MOJO PRESENTS
Patrolling the treacherous interzone between mundanity and profundity, DRY CLEANING unleash a second album that mixes Tories and tortoises, metal and ambient, comedy and catharsis. Looks like quitting the day jobs might pay off after all. “We’ve got a lot of friends who ask, ‘What happened, what’s the secret?’” they tell LAURA SNAPES.
WHEN DRY CLEANING STOP AT A HERTFORDSHIRE PUB EN ROUTE TO A festival one skin-blistering July Sunday, they seek shade in the beer garden’s darkest corner, where they tenderly pick flies off one another and enjoy a good heavy meal. Wearing factor 50 and shades of monochrome, the four-piece would be your archetypal goths in hot weather were they not immensely friendly and clearly charmed by the vicissitudes of new-band life. One day you’re playing a US talk show; then a family festival where you clock UK kids’ TV stars Dick & Dom by the tea urn.

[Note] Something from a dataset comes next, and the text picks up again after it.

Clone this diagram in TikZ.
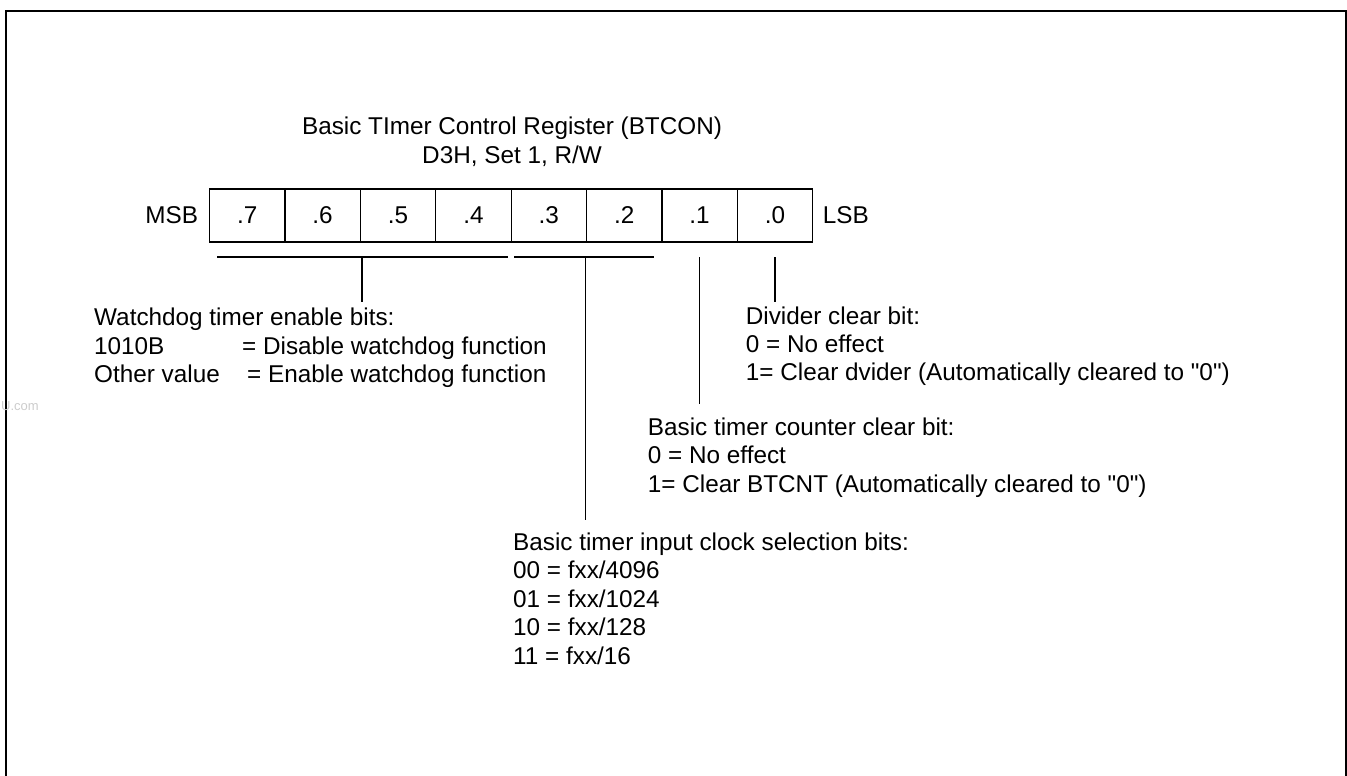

This is the switchback of Dry Cleaning’s last 12 months – making up for lost time after their debut album, 2021’s New Long Leg, struck a chord amid pandemic restrictions. Vocalist Florence Shaw’s uncanny lyricism, delivering observations and found phrases in a meticulous mutter, unfolded like the conveyor belt of an increasingly alienated mind, while her bandmates offered contrasting catharsis. In guitarist Tom Dowse they have a compulsive explorer of the instrument’s outer reaches, his playing by turns louche, minimal-ist and prowling. “I geek out on guitar tone,” he tells MOJO, almost apologetically.

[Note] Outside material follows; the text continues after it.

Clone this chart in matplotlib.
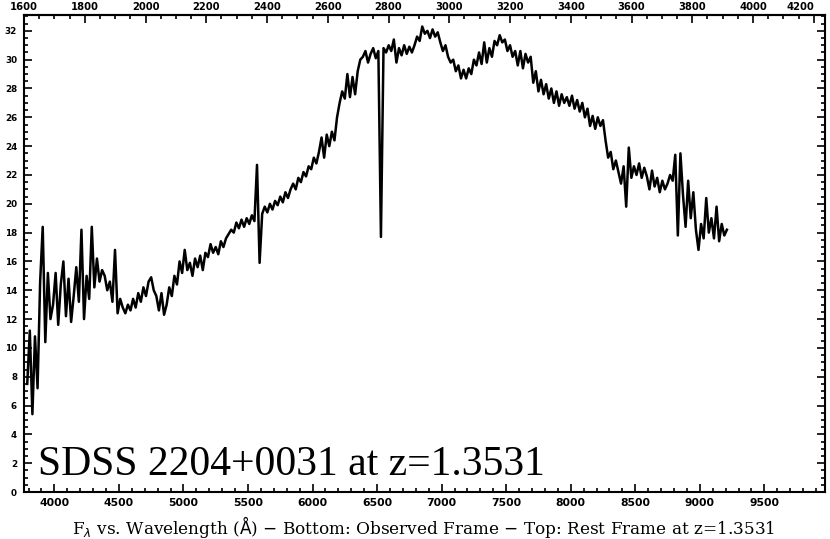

LAST SUMMER, WITH GIGS RESTRICTED, THE BAND STRUCK AHEAD WITH ALBUM two (“There was nothing else to do,” says drummer Nick Buxton). Like New Long Leg, Stumpwork was made at Rockfield in Wales with Polly Harvey collaborator John Parish. It’s a relationship that thrives on the producer’s blunt messaging. “If he doesn’t like something you’re doing, he’ll just say no,” says Dowse. “And we like that.” “I always feel really suspicious when people blow smoke up your arse,” adds Shaw, rearranging her waist-length hair like a scarf.